Em frente ao palácio, do outro lado do rio, nova manifestação. Desta vez com vuvuzelas, cujo som estridente se sobrepôs à música da banda.

Vuvuzelas com as cores da bandeira nacional, e um povo que exprime o seu descontentamento de forma iniludível, com frases simples e óbvias: "uma vergonha!" e "queremos dizer à elite política que nem tudo o que é legal pode ser feito" (a propósito do pensão da qual ele se recusa a abdicar). 

Eu, que sou um bocadinho "e se a sentença se anuncia bruta / mais que depressa a mão executa / pois que senão o coração perdoa", pergunto-me se não estão a ir demasiado longe. Afinal, foi um empréstimozito sem importância para comprar uma casinha, foram umas férias com amigos ricos a convite destes (depois de ter assinado um negócio público com eles, de apenas quatro milhões...), foi um telefonema parvo...

Mas não.
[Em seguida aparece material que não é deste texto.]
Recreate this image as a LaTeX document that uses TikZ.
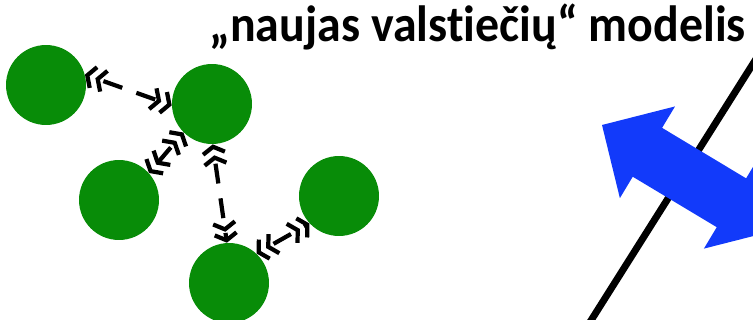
\documentclass[tikz,border=0pt]{standalone}
\usepackage{fontspec}
\setmainfont{Carlito}[Ligatures=NoCommon]
\usepackage{xcolor}
\usetikzlibrary{arrows.meta}

\definecolor{cellgreen}{RGB}{8,140,8}
\definecolor{arrowblue}{RGB}{18,58,250}

\begin{document}
\begin{tikzpicture}[x=0.02cm,y=-0.02cm,
  cell/.style={circle,fill=cellgreen,minimum size=1.6cm,inner sep=0pt},
  link/.style={line width=2.4pt,dash pattern=on 0.4cm off 0.3cm,dash phase=0.4cm,
    >={Straight Barb[length=1.3mm,width=4.4mm]},<<->>}]
\clip (0,0) rectangle (753,320);

\node[anchor=base west,inner sep=0pt,xscale=0.94,transform shape,
  font=\bfseries\fontsize{29}{29}\selectfont] (title) at (209,42) {„naujas valstiečių“ modelis};

\node[cell] (c1) at (46,85) {};
\node[cell] (c2) at (212,104) {};
\node[cell] (c3) at (119,200) {};
\node[cell] (c4) at (339,196) {};
\node[cell] (c5) at (229,283) {};

\draw[link] (c1.15) -- (c2.182);
\draw[link] (c2.225) -- (c3.42);
\draw[link] (c2.271) -- (c5.93);
\draw[link] (c5.47) -- (c4.223);

% border line and the exchange across it
\draw[line width=0.14cm] (585,330) -- (768,40);
\begin{scope}[shift={(602,125)},rotate=-31]
\fill[arrowblue] (0,0) -- (53,-53.5) -- (53,-28.5) -- (151,-28.5) -- (151,-53.5)
  -- (204,0) -- (151,53.5) -- (151,28.5) -- (53,28.5) -- (53,53.5) -- cycle;
\end{scope}
\end{tikzpicture}
\end{document}
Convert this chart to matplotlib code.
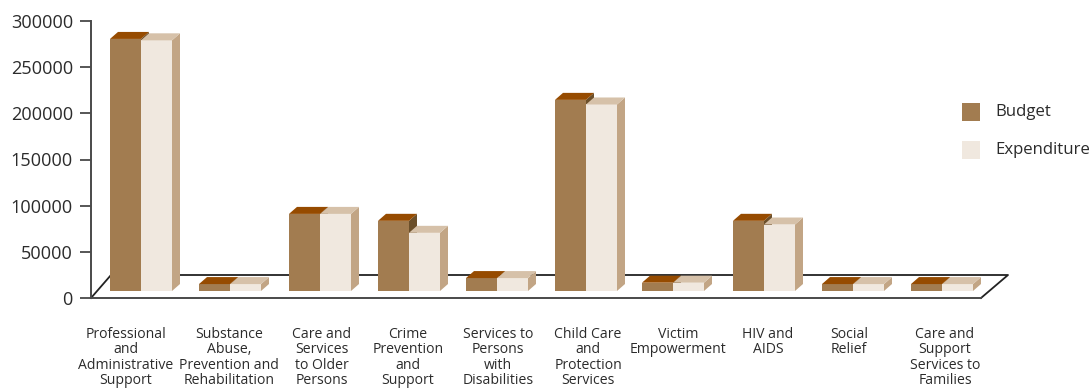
import matplotlib
matplotlib.use("Agg")
import matplotlib.pyplot as plt
from matplotlib.patches import Polygon, Rectangle

categories = ["Professional\nand\nAdministrative\nSupport", "Substance\nAbuse,\nPrevention and\nRehabilitation",
              "Care and\nServices\nto Older\nPersons", "Crime\nPrevention\nand\nSupport",
              "Services to\nPersons\nwith\nDisabilities", "Child Care\nand\nProtection\nServices",
              "Victim\nEmpowerment", "HIV and\nAIDS", "Social\nRelief", "Care and\nSupport\nServices to\nFamilies"]
budget = [273000, 7500, 83500, 76000, 14000, 207000, 9000, 76000, 7500, 7500]
expenditure = [271500, 7500, 83500, 63000, 14000, 202000, 9000, 72000, 7500, 7500]
yticks = [0, 50000, 100000, 150000, 200000, 250000, 300000]

# layout nudges in pixels, per category
label_nudge = [-9.5, 4.5, 8.5, 5.5, 6.5, 7.5, 8.5, 9.5, 1.5, 8.5]
group_nudge = [0, 0, 1, 1, 0, 0, -2, 0, 0, 0]

W, H = 1092, 388
plt.rcParams['font.family'] = ['Open Sans', 'DejaVu Sans']
fig = plt.figure(figsize=(W/100, H/100), dpi=100)
L, R, T, B = 91, 981, 21, 298
ax = fig.add_axes([L/W, 1-B/H, (R-L)/W, (B-T)/H])
ax.set_xlim(0, 10)
ax.set_ylim(0, 300000)
pxx = 10/(R-L)
pxy = 300000/(B-T)
base = 7*pxy
dx, dy = 8*pxx, 7*pxy
bw = 31*pxx
shift = 5.5*pxx

for s in ['top', 'right']:
    ax.spines[s].set_visible(False)
for s in ['left', 'bottom']:
    ax.spines[s].set_color('#4a4a4a')
    ax.spines[s].set_linewidth(1.4)
ax.set_yticks(yticks)
ax.set_xticks([])
ax.tick_params(axis='y', length=8, width=1.2, color='#3a3a3a', labelsize=13.1, labelcolor='#2b2b2b', pad=5)
# floor outline
fx = [0, 20*pxx, (1008-L)*pxx, (981-L)*pxx]
fy = [0, 23*pxy, 23*pxy, 0]
ax.plot(fx, fy, color='#222222', lw=1.3, clip_on=False, zorder=1)

def bar3d(x0, v, front, top, side):
    ax.bar(x0, v, bw, bottom=base, align='edge', color=front, zorder=3)
    y1 = base+v
    ax.add_patch(Polygon([(x0, y1), (x0+dx, y1+dy), (x0+bw+dx, y1+dy), (x0+bw, y1)], fc=top, ec='none', zorder=3, clip_on=False))
    ax.add_patch(Polygon([(x0+bw, base), (x0+bw+dx, base+dy), (x0+bw+dx, y1+dy), (x0+bw, y1)], fc=side, ec='none', zorder=2.5, clip_on=False))

for i, (b, e) in enumerate(zip(budget, expenditure)):
    c = i+0.5+shift+group_nudge[i]*pxx
    bar3d(c, e, '#F0E8DF', '#D6C1A9', '#C2A585')
    bar3d(c-bw, b, '#A27C50', '#964B00', '#6B4F2A')
    ax.text(i+0.5+label_nudge[i]*pxx, -29*pxy, categories[i], ha='center', va='top', fontsize=10.1,
            color='#2b2b2b', linespacing=1.03, clip_on=False)

for y, col, lab in [(112, '#A27C50', 'Budget'), (150, '#F0E8DF', 'Expenditure')]:
    fig.add_artist(Rectangle((962/W, 1-(y+9)/H), 18/W, 18/H, fc=col, ec='none', transform=fig.transFigure))
    fig.text(995/W, 1-y/H, lab, ha='left', va='center', fontsize=12.1, color='#2b2b2b')
fig.savefig('out.png', dpi=100)
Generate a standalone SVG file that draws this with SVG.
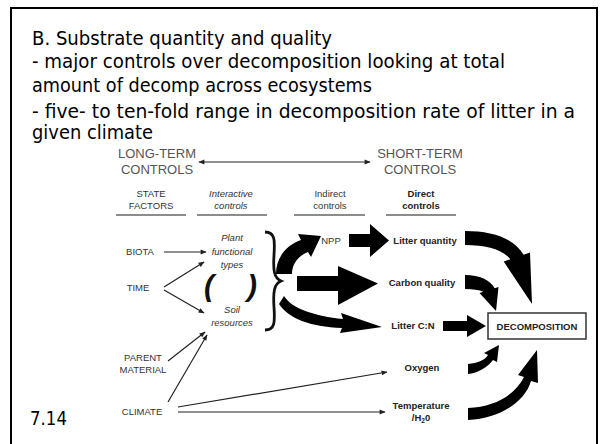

A Democracia tem de se defender, e já se defendeu demasiado tarde.
Já não estou a falar da Alemanha, mas de um outro país onde eu, se lá morasse, estaria bem capaz de organizar uma tradição de passeio diário para os lados de um palácio que eu cá sei, de vuvuzela com as cores da bandeira nacional e sapatos bem erguidos no ar.

6 comentários:

António P. disse...

Helana, se e quando vier a Portugal resolver ir de vuvuzela ao Palácio de Belém diga-me que junto-me a si :)
Bom fim de semana

menvp disse...

A Goldman Sachs andou a camuflar a dívida grega sabendo que muitos iriam perder com a recessão/crise... mas, plenamente consciente que uns iriam perder mais do que outros... isto é, ou seja, o verdadeiro objectivo da Goldman Sachs era/foi alterar a correlação de forças: muitas empresas estratégicas saíram do domínio público!


P.S.
Um caos organizado por alguns - a superclasse!
Uma nova ordem a seguir ao caos... a superclasse (alta finança internacional - capital global, e suas corporações) ambiciona um neo-feudalismo.

Helena Araújo disse...

António,
se a vir por aí, por favor compre-me uma vuvuzela com as cores da nossa bandeira.
;-)

Como são os regulamentos das manifestações em Portugal? Têm de ser previamente autorizadas?
E passar devagarinho numa rua, apontando com um sapato na direcção de um muro e tocando vuvuzela: já é considerado manifestação que tem de ser autorizada?

(não pediram autorização para aquela manif de vuvuzelas em frente ao Bellevue - por isso havia lá polícias a tentar dispersar o pessoal. Mas algo me diz que foi sobretudo pro forma - estou convencida que se estivessem à paisana os próprios polícias teriam vontade de apitar como o resto do pessoal)

Carlos disse...

Helena, nem diga nada... O homem é uma vergonha -- e, tendo em conta o cargo que ocupa (algo de que ele parece frequentemente ignorar), uma vergonha nacional.

Carlos disse...

(«algo que ele», e não «algo de que ele»)

Helena Araújo disse...

Pois é, Carlos, é isso mesmo: ele parece ignorar as exigências do cargo. É uma vergonha e uma tragédia para Portugal.